Figure 16.  Anticlockwise rotation of the hexagon of Figure 13 by 180⁰, according to the permutation  f. We must read this as follows :
1 goes to position 6
2 goes to position 5
3 goes to position 4
4 goes to position 3
5 goes to position 2
6 goes to position 1

Figure 17.  Anticlockwise rotation of the hexagon of Figure 13 by 240⁰, according to the permutation  c. We must read this as follows :
1 goes to position 4
2 goes to position 1
3 goes to position 5
4 goes to position 2
5 goes to position 6
6 goes to position 3

Figure 18.  Anticlockwise rotation of the hexagon of Figure 13 by 300⁰, according to the permutation  d. We must read this as follows :
1 goes to position 5
2 goes to position 3
3 goes to position 1
4 goes to position 6
5 goes to position 4
6 goes to position 2

i  period 1, rotation of  0⁰.
b  period 6, rotation of  60⁰.
a  period 3, rotation of  120⁰.
f  period 2, rotation of  180⁰.
c  period 3, rotation of  240⁰.
d  period 6, rotation of  300⁰.

In order to make a group table it is convenient to express the just mentioned elements  i, b, a, f, c  and  d  in terms of a generator. In our case element b, which is of period 6, can function as generator.
We will call element  i  element  1. And if we call the element  b (60⁰ rotation)  r, then the element  a  (120⁰ rotation) will be  r², element  f (180⁰) will be  r³, etc. In this way we get the following renaming :

i -- 1
b -- r
a -- r²
f -- r³
c -- r⁴
d -- r⁵

We will now give the table for this automorphism group (C₆), i.e. the table for Aut(C₇) :

So this table depicts the automorphism group (C₆) of the group C₇, in terms of the generator  r, which (generator) can be interpreted as a rotation of 60⁰ of a regular hexagon about its center.

Figure 19.  Diagram illustrating preservation of products.
The image of the product is identical to the product of the images of the factors, implying that to the original factors and product there not only correspond images, but also that those images themselves relate to each other as factors and product.

So according to this permutation each element of the group corresponds with a certain (other) element of that same group :

0 ==> 0
1 ==> 2
2 ==> 4
3 ==> 6
4 ==> 1
5 ==> 3
6 ==> 5

This is a function from the group to itself. Let us call this function PHI.
Then the image of (say) 2, under the function PHI, is 4. In short :  PHI(2) = 4.
The group operation is addition modulo 7. And  "2 + 4 = 6"  we call a product of the elements  2  and  4. These latter two elements are then the factors. We could also write :  2.4 = 6,  (2)(4) = 6,  or 24 = 6, for that matter.
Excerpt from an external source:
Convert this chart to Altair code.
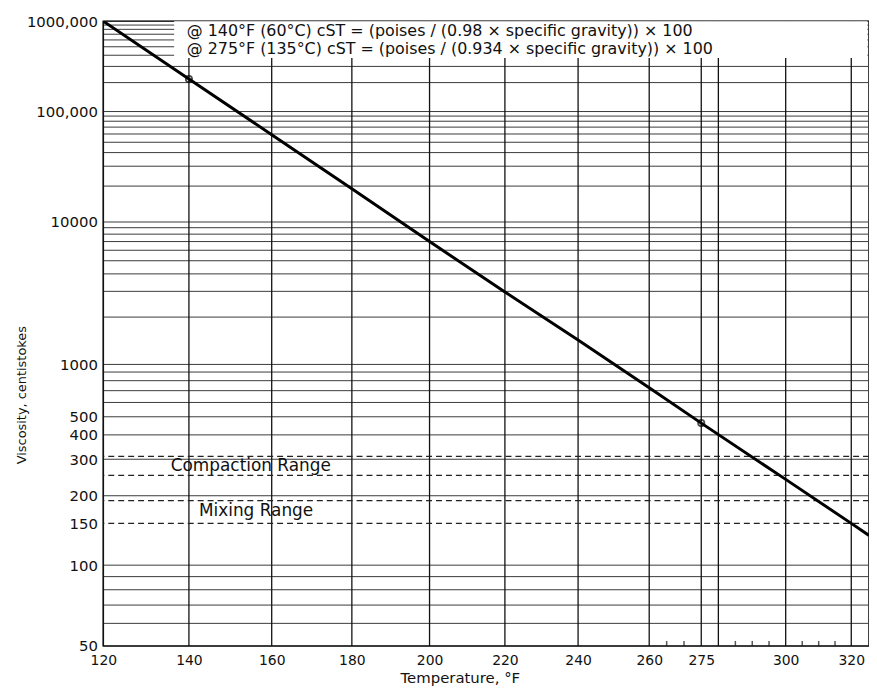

Let us now consider the product 3 + 5 = 1, in which  3,  5  and  1 are elements from the original sequence  0 1 2 3 4 5 6  of group elements. So here  1  is the product. Then we can say :

PHI(1) = 2  (image of the product)
PHI(3) = 6  (image of factor)
PHI(5) = 3  (image of factor), then
PHI(3) PHI(5) = 6 + 3 = 9 = 2  (because 9 mod 7 = 2) (product of the images of factors)

So the image of the product is equal to the product of the images, which means that that particular product is exactly reflected in the alternative sequence of elements according to the function PHI. And this in turn means that that particular product is preserved. When this holds for all possible products, we have an automorphism of the group.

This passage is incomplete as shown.